GIVEN MATERIAL -
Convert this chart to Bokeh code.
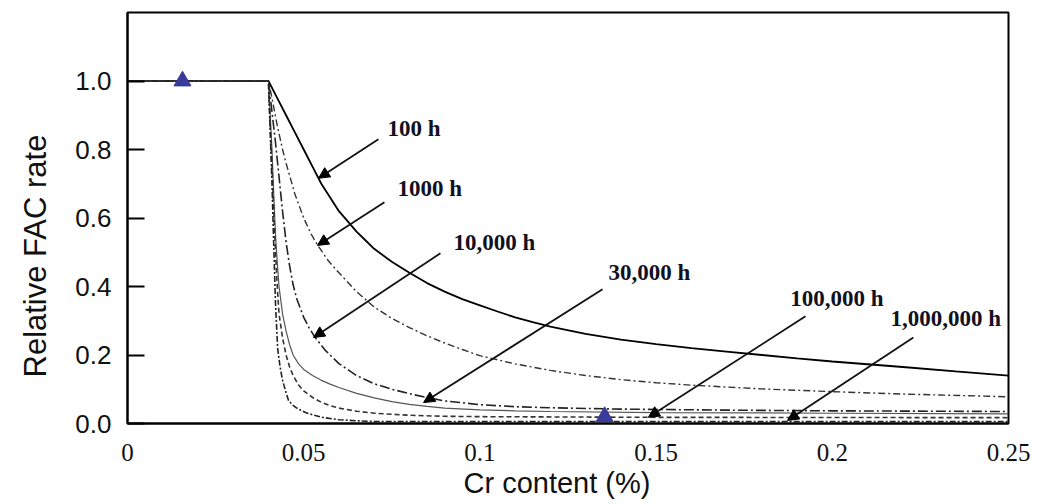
from bokeh.plotting import figure
from bokeh.models import (Range1d, FixedTicker, Arrow, NormalHead, ColumnDataSource,
                          PrintfTickFormatter, Title)
from bokeh.core.properties import value
from bokeh.embed import file_html
from bokeh.resources import INLINE

# Relative FAC rate vs Cr content, one curve per exposure time
cr_100h = [0.0, 0.04, 0.0425, 0.045, 0.0475, 0.05, 0.0525, 0.055, 0.0575, 0.06, 0.0625,
           0.065, 0.0675, 0.07, 0.075, 0.08, 0.085, 0.09, 0.095, 0.10, 0.105, 0.11, 0.115,
           0.12, 0.13, 0.14, 0.15, 0.16, 0.17, 0.18, 0.19, 0.20, 0.21, 0.22, 0.235, 0.25]
rate_100h = [1.0, 1.0, 0.95, 0.90, 0.85, 0.80, 0.75, 0.70, 0.66, 0.62, 0.59,
             0.56, 0.535, 0.51, 0.472, 0.44, 0.41, 0.385, 0.363, 0.345, 0.327, 0.31, 0.296,
             0.283, 0.262, 0.245, 0.232, 0.22, 0.21, 0.20, 0.19, 0.181, 0.173, 0.165, 0.152, 0.14]

cr_1000h = [0.0, 0.04, 0.041, 0.0425, 0.044, 0.045, 0.0475, 0.05, 0.052, 0.054, 0.057, 0.06,
            0.065, 0.07, 0.075, 0.08, 0.085, 0.09, 0.095, 0.10, 0.11, 0.12, 0.13, 0.14,
            0.15, 0.16, 0.18, 0.20, 0.22, 0.25]
rate_1000h = [1.0, 1.0, 0.95, 0.87, 0.80, 0.76, 0.67, 0.60, 0.555, 0.52, 0.475, 0.44,
              0.385, 0.34, 0.307, 0.28, 0.256, 0.235, 0.216, 0.198, 0.174, 0.155, 0.14, 0.128,
              0.119, 0.112, 0.101, 0.093, 0.086, 0.078]

cr_10000h = [0.0, 0.04, 0.041, 0.042, 0.043, 0.044, 0.045, 0.046, 0.047, 0.048, 0.05,
             0.0515, 0.053, 0.056, 0.06, 0.065, 0.07, 0.075, 0.08, 0.085, 0.09, 0.10, 0.11,
             0.12, 0.14, 0.17, 0.20, 0.25]
rate_10000h = [1.0, 1.0, 0.91, 0.82, 0.72, 0.62, 0.53, 0.46, 0.405, 0.365, 0.31,
               0.28, 0.255, 0.215, 0.175, 0.14, 0.116, 0.10, 0.087, 0.076, 0.066, 0.055, 0.049,
               0.046, 0.042, 0.039, 0.037, 0.035]

cr_30000h = [0.0, 0.04, 0.0405, 0.041, 0.0415, 0.042, 0.0425, 0.043, 0.044, 0.045, 0.046,
             0.047, 0.0485, 0.05, 0.0525, 0.055, 0.0575, 0.06, 0.065, 0.07, 0.075, 0.08,
             0.085, 0.09, 0.10, 0.11, 0.12, 0.15, 0.20, 0.25]
rate_30000h = [1.0, 1.0, 0.90, 0.80, 0.67, 0.55, 0.47, 0.40, 0.32, 0.27, 0.23,
               0.20, 0.175, 0.158, 0.14, 0.126, 0.115, 0.105, 0.088, 0.075, 0.064, 0.056,
               0.05, 0.045, 0.040, 0.037, 0.035, 0.032, 0.030, 0.028]

cr_100000h = [0.0, 0.04, 0.0405, 0.041, 0.0415, 0.042, 0.0425, 0.043, 0.044, 0.045, 0.046,
              0.047, 0.0485, 0.05, 0.0525, 0.055, 0.0575, 0.06, 0.065, 0.07, 0.08, 0.09,
              0.10, 0.15, 0.25]
rate_100000h = [1.0, 1.0, 0.87, 0.75, 0.62, 0.50, 0.40, 0.32, 0.25, 0.20, 0.165,
                0.14, 0.113, 0.095, 0.076, 0.062, 0.052, 0.045, 0.036, 0.030, 0.024, 0.021,
                0.020, 0.018, 0.017]

cr_1000000h = [0.0, 0.04, 0.0405, 0.041, 0.0415, 0.042, 0.0426, 0.0433, 0.044, 0.045,
               0.0457, 0.047, 0.048, 0.0505, 0.053, 0.0553, 0.06, 0.065, 0.07, 0.10, 0.25]
rate_1000000h = [1.0, 1.0, 0.85, 0.70, 0.52, 0.35, 0.22, 0.165, 0.126, 0.09,
                 0.067, 0.053, 0.045, 0.032, 0.024, 0.018, 0.011, 0.008, 0.006, 0.006, 0.006]

# measured points
marker_cr = [0.0156, 0.1354]
marker_rate = [1.0, 0.02]

# curve labels and their pointer arrows
label_text = ["100 h", "1000 h", "10,000 h", "30,000 h", "100,000 h", "1,000,000 h"]
label_cr = [0.0738, 0.0766, 0.0925, 0.1365, 0.1881, 0.2165]
label_rate = [0.862, 0.687, 0.529, 0.441, 0.365, 0.307]
arrow_cr_start = [0.0712, 0.0729, 0.0888, 0.1348, 0.1924, 0.2230]
arrow_rate_start = [0.830, 0.646, 0.497, 0.392, 0.313, 0.251]
arrow_cr_end = [0.0542, 0.0539, 0.0528, 0.0840, 0.1478, 0.1873]
arrow_rate_end = [0.716, 0.520, 0.251, 0.061, 0.018, 0.009]

y_ticks = [0.0, 0.2, 0.4, 0.6, 0.8, 1.0]
x_ticks = [0.0, 0.05, 0.1, 0.15, 0.2, 0.25]

p = figure(width=1040, height=504, output_backend="svg", toolbar_location=None,
           x_range=Range1d(0, 0.25), y_range=Range1d(0, 1.2))
p.min_border_left = 127
p.min_border_right = 32
p.min_border_top = 12
p.min_border_bottom = 81
p.background_fill_color = "white"
p.border_fill_color = "white"
p.outline_line_color = "black"
p.outline_line_width = 2
p.grid.visible = False

# x axis
xa = p.xaxis[0]
xa.ticker = FixedTicker(ticks=x_ticks)
xa.major_label_text_font = "Liberation Serif"
xa.major_label_text_font_size = "25px"
xa.major_label_text_color = "#111111"
xa.major_label_standoff = 14
xa.major_tick_line_color = None
xa.minor_tick_line_color = None
xa.axis_line_color = "black"
xa.axis_line_width = 2

# y axis
ya = p.yaxis[0]
ya.ticker = FixedTicker(ticks=y_ticks)
ya.formatter = PrintfTickFormatter(format="%.1f")
ya.major_label_text_font = "Liberation Sans"
ya.major_label_text_font_size = "26px"
ya.major_label_text_color = "#111111"
ya.major_label_standoff = 16
ya.major_tick_in = 17
ya.major_tick_out = 0
ya.major_tick_line_color = "black"
ya.major_tick_line_width = 2
ya.minor_tick_line_color = None
ya.axis_line_color = "black"
ya.axis_line_width = 2

# axis titles
p.add_layout(Title(text="Cr content (%)", align="left", offset=336,
                   text_font="Liberation Sans", text_font_style="normal",
                   text_font_size="29px", text_color="#111111", standoff=2), "below")
p.add_layout(Title(text="Relative FAC rate", align="left", offset=46, vertical_align="top",
                   text_font="Liberation Sans", text_font_style="normal",
                   text_font_size="31px", text_color="#111111", standoff=35), "left")

# curves
p.line(cr_100h, rate_100h, line_color="black", line_width=1.8)
p.line(cr_1000h, rate_1000h, line_color="#333333", line_width=1.4, line_dash="7 3 2 3")
p.line(cr_10000h, rate_10000h, line_color="#222222", line_width=1.6, line_dash="10 3 2 3")
p.line(cr_30000h, rate_30000h, line_color="#555555", line_width=1.2)
p.line(cr_100000h, rate_100000h, line_color="#333333", line_width=1.6, line_dash="5 3")
p.line(cr_1000000h, rate_1000000h, line_color="#222222", line_width=1.6, line_dash="6 2 2 2")

# arrows from labels to curves
for xs, ys, xe, ye in zip(arrow_cr_start, arrow_rate_start, arrow_cr_end, arrow_rate_end):
    p.add_layout(Arrow(x_start=xs, y_start=ys, x_end=xe, y_end=ye,
                       line_color="#111111", line_width=1.8,
                       end=NormalHead(size=11, fill_color="black", line_color="black")))

labels = ColumnDataSource(dict(x=label_cr, y=label_rate, text=label_text))
p.text(x="x", y="y", text="text", source=labels, text_font=value("Liberation Serif"),
       text_font_style="bold", text_font_size="23px", text_color="#111122",
       text_align="left", text_baseline="middle")

p.scatter(marker_cr, marker_rate, marker="triangle", size=17,
          fill_color="#3a3a9c", line_color="#3a3a9c")

open("out.html", "w").write(file_html(p, INLINE))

EXERCISE REQUIREMENTS - Leave out the pictures. Transcribe only the lines above, from the first through the one that contains "0.046, 0.042, 0.039, 0.037, 0.035]".

RESULT -
Convert this chart to Bokeh code.
from bokeh.plotting import figure
from bokeh.models import (Range1d, FixedTicker, Arrow, NormalHead, ColumnDataSource,
                          PrintfTickFormatter, Title)
from bokeh.core.properties import value
from bokeh.embed import file_html
from bokeh.resources import INLINE

# Relative FAC rate vs Cr content, one curve per exposure time
cr_100h = [0.0, 0.04, 0.0425, 0.045, 0.0475, 0.05, 0.0525, 0.055, 0.0575, 0.06, 0.0625,
           0.065, 0.0675, 0.07, 0.075, 0.08, 0.085, 0.09, 0.095, 0.10, 0.105, 0.11, 0.115,
           0.12, 0.13, 0.14, 0.15, 0.16, 0.17, 0.18, 0.19, 0.20, 0.21, 0.22, 0.235, 0.25]
rate_100h = [1.0, 1.0, 0.95, 0.90, 0.85, 0.80, 0.75, 0.70, 0.66, 0.62, 0.59,
             0.56, 0.535, 0.51, 0.472, 0.44, 0.41, 0.385, 0.363, 0.345, 0.327, 0.31, 0.296,
             0.283, 0.262, 0.245, 0.232, 0.22, 0.21, 0.20, 0.19, 0.181, 0.173, 0.165, 0.152, 0.14]

cr_1000h = [0.0, 0.04, 0.041, 0.0425, 0.044, 0.045, 0.0475, 0.05, 0.052, 0.054, 0.057, 0.06,
            0.065, 0.07, 0.075, 0.08, 0.085, 0.09, 0.095, 0.10, 0.11, 0.12, 0.13, 0.14,
            0.15, 0.16, 0.18, 0.20, 0.22, 0.25]
rate_1000h = [1.0, 1.0, 0.95, 0.87, 0.80, 0.76, 0.67, 0.60, 0.555, 0.52, 0.475, 0.44,
              0.385, 0.34, 0.307, 0.28, 0.256, 0.235, 0.216, 0.198, 0.174, 0.155, 0.14, 0.128,
              0.119, 0.112, 0.101, 0.093, 0.086, 0.078]

cr_10000h = [0.0, 0.04, 0.041, 0.042, 0.043, 0.044, 0.045, 0.046, 0.047, 0.048, 0.05,
             0.0515, 0.053, 0.056, 0.06, 0.065, 0.07, 0.075, 0.08, 0.085, 0.09, 0.10, 0.11,
             0.12, 0.14, 0.17, 0.20, 0.25]
rate_10000h = [1.0, 1.0, 0.91, 0.82, 0.72, 0.62, 0.53, 0.46, 0.405, 0.365, 0.31,
               0.28, 0.255, 0.215, 0.175, 0.14, 0.116, 0.10, 0.087, 0.076, 0.066, 0.055, 0.049,
               0.046, 0.042, 0.039, 0.037, 0.035]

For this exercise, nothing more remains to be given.